(PROMPT) Would you retype, exactly and without the pictures, the lines between the line holding "Emit a Python" and the line holding "0.012, 0.002, 0.001]", inclusive, and nothing else?

(SOURCE DATA)
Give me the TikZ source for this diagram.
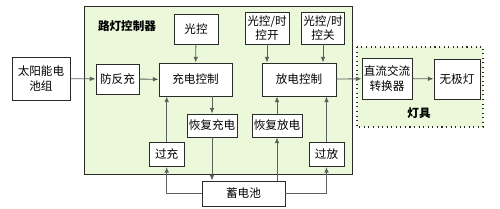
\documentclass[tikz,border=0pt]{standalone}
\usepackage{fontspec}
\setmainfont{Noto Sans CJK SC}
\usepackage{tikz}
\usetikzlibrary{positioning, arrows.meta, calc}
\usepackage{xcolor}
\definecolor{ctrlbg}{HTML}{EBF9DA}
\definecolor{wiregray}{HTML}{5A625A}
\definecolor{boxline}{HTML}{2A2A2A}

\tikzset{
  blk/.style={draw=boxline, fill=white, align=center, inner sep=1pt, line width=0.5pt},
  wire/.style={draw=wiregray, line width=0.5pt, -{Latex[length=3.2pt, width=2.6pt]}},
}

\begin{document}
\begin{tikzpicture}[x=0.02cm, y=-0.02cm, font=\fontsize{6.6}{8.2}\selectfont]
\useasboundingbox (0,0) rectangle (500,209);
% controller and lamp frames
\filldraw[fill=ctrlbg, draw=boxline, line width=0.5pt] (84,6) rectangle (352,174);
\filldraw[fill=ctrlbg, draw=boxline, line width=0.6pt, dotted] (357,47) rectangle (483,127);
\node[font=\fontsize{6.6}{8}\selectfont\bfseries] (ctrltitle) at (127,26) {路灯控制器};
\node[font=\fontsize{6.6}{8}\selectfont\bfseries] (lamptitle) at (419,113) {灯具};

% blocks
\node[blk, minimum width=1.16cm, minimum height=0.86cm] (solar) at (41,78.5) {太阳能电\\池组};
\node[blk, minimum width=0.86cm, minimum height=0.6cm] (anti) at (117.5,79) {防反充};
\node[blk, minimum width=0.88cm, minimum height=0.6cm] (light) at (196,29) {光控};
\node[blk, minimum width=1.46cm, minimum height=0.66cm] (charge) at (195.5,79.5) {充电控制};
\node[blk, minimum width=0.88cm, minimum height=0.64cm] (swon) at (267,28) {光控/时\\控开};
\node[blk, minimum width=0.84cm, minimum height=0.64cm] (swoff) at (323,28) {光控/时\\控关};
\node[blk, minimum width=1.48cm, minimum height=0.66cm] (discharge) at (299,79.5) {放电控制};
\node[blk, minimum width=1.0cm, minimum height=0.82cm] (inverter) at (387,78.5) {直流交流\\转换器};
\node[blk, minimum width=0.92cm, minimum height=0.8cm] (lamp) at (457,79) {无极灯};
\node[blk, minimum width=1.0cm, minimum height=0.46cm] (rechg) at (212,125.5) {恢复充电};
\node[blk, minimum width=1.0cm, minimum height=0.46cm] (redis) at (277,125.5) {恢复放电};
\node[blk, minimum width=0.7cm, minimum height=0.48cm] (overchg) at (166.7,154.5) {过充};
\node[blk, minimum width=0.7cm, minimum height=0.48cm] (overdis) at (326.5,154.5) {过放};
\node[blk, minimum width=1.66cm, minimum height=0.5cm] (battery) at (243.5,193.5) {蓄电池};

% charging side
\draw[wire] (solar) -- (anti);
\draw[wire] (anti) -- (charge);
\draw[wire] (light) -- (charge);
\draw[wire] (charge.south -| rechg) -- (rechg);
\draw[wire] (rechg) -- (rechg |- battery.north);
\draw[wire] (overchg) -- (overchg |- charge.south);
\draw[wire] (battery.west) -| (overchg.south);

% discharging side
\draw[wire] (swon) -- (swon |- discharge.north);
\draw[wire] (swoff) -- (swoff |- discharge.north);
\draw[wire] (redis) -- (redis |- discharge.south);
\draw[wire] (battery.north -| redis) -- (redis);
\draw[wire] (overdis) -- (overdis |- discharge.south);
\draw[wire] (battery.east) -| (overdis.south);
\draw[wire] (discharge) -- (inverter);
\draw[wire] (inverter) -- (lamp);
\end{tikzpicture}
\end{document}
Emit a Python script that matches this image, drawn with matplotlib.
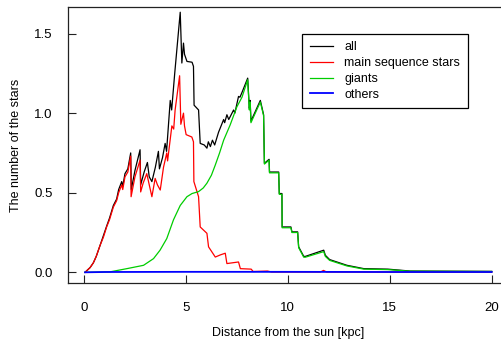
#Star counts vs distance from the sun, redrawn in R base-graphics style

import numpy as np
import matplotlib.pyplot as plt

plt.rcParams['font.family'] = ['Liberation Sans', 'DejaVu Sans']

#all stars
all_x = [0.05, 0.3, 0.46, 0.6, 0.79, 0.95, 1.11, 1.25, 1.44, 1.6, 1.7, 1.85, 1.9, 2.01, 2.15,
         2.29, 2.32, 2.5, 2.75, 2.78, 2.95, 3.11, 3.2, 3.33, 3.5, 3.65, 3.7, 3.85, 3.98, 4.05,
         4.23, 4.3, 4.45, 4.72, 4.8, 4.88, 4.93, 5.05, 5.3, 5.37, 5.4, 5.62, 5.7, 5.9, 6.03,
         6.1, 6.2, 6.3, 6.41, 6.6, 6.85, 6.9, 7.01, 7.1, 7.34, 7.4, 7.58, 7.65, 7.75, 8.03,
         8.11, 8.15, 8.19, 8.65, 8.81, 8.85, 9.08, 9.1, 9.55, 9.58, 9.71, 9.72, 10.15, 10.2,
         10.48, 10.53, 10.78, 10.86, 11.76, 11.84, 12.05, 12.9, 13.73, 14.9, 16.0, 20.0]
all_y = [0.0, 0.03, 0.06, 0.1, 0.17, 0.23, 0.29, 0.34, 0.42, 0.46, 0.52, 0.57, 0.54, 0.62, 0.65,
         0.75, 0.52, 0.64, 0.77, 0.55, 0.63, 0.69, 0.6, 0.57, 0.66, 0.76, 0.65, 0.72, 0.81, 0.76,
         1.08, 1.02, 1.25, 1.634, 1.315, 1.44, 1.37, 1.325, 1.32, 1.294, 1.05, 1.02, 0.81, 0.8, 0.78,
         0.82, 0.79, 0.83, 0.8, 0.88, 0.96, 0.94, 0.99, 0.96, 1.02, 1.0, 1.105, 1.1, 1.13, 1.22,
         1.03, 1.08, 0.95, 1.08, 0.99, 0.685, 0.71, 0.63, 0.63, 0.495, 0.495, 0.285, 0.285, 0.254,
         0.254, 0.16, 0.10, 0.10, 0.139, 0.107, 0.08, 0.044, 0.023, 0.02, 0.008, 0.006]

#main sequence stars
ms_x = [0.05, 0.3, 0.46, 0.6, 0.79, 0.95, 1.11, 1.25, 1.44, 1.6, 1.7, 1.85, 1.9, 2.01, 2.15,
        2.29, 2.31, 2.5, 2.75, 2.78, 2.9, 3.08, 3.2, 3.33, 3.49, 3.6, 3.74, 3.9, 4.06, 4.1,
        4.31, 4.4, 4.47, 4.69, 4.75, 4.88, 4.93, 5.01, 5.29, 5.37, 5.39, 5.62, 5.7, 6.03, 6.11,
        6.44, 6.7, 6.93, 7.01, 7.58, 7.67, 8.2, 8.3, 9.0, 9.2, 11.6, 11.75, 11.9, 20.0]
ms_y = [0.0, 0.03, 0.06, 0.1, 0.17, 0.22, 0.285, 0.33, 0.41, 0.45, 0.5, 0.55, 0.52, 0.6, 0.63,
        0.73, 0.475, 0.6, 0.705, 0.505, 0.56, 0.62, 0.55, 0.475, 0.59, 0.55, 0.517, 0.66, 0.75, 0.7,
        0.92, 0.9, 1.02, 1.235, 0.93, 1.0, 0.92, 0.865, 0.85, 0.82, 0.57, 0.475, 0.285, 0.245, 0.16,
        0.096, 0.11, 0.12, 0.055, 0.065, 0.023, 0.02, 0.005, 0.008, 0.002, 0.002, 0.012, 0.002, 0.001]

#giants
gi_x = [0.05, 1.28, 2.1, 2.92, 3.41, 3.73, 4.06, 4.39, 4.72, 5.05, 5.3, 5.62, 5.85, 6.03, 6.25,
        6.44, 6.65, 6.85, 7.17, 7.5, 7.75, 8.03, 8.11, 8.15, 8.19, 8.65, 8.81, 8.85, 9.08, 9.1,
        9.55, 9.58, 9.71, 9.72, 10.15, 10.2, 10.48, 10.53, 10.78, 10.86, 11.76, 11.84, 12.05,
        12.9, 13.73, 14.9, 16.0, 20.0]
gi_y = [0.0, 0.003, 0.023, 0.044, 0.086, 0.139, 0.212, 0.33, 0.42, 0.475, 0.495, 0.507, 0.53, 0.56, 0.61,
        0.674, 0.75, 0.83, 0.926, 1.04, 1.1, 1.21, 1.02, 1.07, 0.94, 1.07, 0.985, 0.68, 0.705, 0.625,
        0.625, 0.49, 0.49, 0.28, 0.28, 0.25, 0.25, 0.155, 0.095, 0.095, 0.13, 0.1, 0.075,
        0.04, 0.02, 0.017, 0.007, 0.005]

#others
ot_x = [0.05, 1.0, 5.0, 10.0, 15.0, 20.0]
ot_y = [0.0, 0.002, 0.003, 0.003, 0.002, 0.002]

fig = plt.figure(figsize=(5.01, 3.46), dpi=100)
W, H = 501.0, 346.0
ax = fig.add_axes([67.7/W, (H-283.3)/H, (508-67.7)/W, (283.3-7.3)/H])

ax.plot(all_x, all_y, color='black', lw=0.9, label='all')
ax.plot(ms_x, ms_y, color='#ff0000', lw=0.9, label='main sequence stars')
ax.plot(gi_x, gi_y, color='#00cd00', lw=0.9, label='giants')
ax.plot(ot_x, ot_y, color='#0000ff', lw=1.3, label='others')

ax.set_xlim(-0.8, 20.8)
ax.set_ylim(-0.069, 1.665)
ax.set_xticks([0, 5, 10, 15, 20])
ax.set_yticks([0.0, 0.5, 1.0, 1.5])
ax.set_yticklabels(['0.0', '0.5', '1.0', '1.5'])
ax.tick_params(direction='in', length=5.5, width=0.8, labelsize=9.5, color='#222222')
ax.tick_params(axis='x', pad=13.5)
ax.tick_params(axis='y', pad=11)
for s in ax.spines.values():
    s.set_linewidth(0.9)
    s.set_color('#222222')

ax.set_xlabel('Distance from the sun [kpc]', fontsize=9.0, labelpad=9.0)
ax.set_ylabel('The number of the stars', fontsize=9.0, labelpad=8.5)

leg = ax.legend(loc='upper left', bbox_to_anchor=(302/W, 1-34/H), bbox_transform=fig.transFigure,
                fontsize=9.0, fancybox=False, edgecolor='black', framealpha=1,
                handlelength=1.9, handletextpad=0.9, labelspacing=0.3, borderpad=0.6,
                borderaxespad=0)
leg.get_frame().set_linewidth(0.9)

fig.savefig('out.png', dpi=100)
---
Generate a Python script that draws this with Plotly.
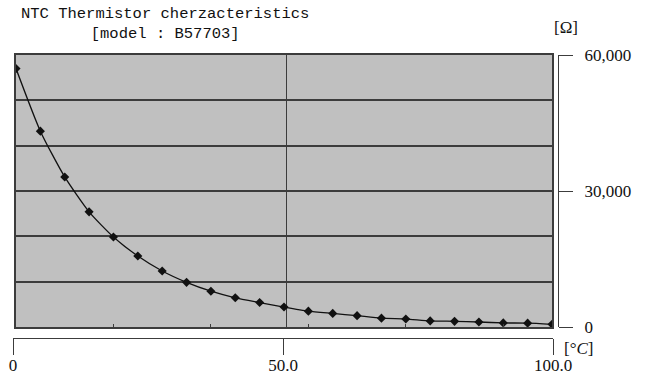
...
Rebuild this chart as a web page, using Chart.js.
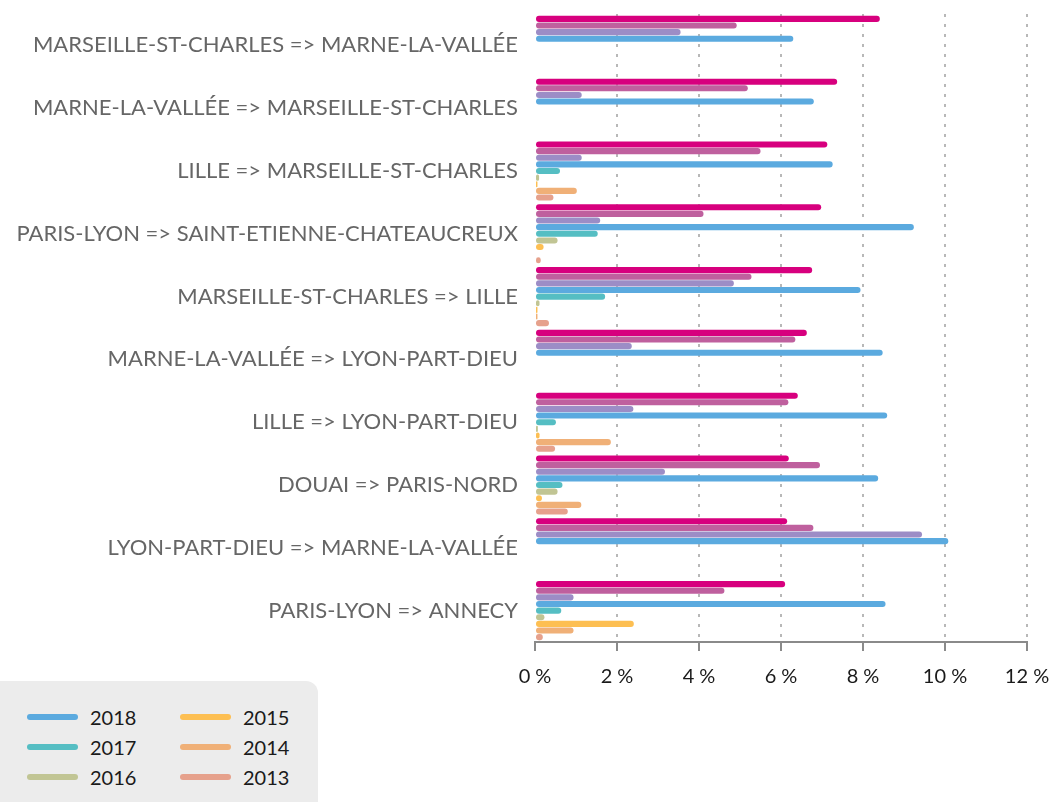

(FULL SOLUTION)
Emit a Python script that matches this image, drawn with matplotlib.
#Star counts vs distance from the sun, redrawn in R base-graphics style

import numpy as np
import matplotlib.pyplot as plt

plt.rcParams['font.family'] = ['Liberation Sans', 'DejaVu Sans']

#all stars
all_x = [0.05, 0.3, 0.46, 0.6, 0.79, 0.95, 1.11, 1.25, 1.44, 1.6, 1.7, 1.85, 1.9, 2.01, 2.15,
         2.29, 2.32, 2.5, 2.75, 2.78, 2.95, 3.11, 3.2, 3.33, 3.5, 3.65, 3.7, 3.85, 3.98, 4.05,
         4.23, 4.3, 4.45, 4.72, 4.8, 4.88, 4.93, 5.05, 5.3, 5.37, 5.4, 5.62, 5.7, 5.9, 6.03,
         6.1, 6.2, 6.3, 6.41, 6.6, 6.85, 6.9, 7.01, 7.1, 7.34, 7.4, 7.58, 7.65, 7.75, 8.03,
         8.11, 8.15, 8.19, 8.65, 8.81, 8.85, 9.08, 9.1, 9.55, 9.58, 9.71, 9.72, 10.15, 10.2,
         10.48, 10.53, 10.78, 10.86, 11.76, 11.84, 12.05, 12.9, 13.73, 14.9, 16.0, 20.0]
all_y = [0.0, 0.03, 0.06, 0.1, 0.17, 0.23, 0.29, 0.34, 0.42, 0.46, 0.52, 0.57, 0.54, 0.62, 0.65,
         0.75, 0.52, 0.64, 0.77, 0.55, 0.63, 0.69, 0.6, 0.57, 0.66, 0.76, 0.65, 0.72, 0.81, 0.76,
         1.08, 1.02, 1.25, 1.634, 1.315, 1.44, 1.37, 1.325, 1.32, 1.294, 1.05, 1.02, 0.81, 0.8, 0.78,
         0.82, 0.79, 0.83, 0.8, 0.88, 0.96, 0.94, 0.99, 0.96, 1.02, 1.0, 1.105, 1.1, 1.13, 1.22,
         1.03, 1.08, 0.95, 1.08, 0.99, 0.685, 0.71, 0.63, 0.63, 0.495, 0.495, 0.285, 0.285, 0.254,
         0.254, 0.16, 0.10, 0.10, 0.139, 0.107, 0.08, 0.044, 0.023, 0.02, 0.008, 0.006]

#main sequence stars
ms_x = [0.05, 0.3, 0.46, 0.6, 0.79, 0.95, 1.11, 1.25, 1.44, 1.6, 1.7, 1.85, 1.9, 2.01, 2.15,
        2.29, 2.31, 2.5, 2.75, 2.78, 2.9, 3.08, 3.2, 3.33, 3.49, 3.6, 3.74, 3.9, 4.06, 4.1,
        4.31, 4.4, 4.47, 4.69, 4.75, 4.88, 4.93, 5.01, 5.29, 5.37, 5.39, 5.62, 5.7, 6.03, 6.11,
        6.44, 6.7, 6.93, 7.01, 7.58, 7.67, 8.2, 8.3, 9.0, 9.2, 11.6, 11.75, 11.9, 20.0]
ms_y = [0.0, 0.03, 0.06, 0.1, 0.17, 0.22, 0.285, 0.33, 0.41, 0.45, 0.5, 0.55, 0.52, 0.6, 0.63,
        0.73, 0.475, 0.6, 0.705, 0.505, 0.56, 0.62, 0.55, 0.475, 0.59, 0.55, 0.517, 0.66, 0.75, 0.7,
        0.92, 0.9, 1.02, 1.235, 0.93, 1.0, 0.92, 0.865, 0.85, 0.82, 0.57, 0.475, 0.285, 0.245, 0.16,
        0.096, 0.11, 0.12, 0.055, 0.065, 0.023, 0.02, 0.005, 0.008, 0.002, 0.002, 0.012, 0.002, 0.001]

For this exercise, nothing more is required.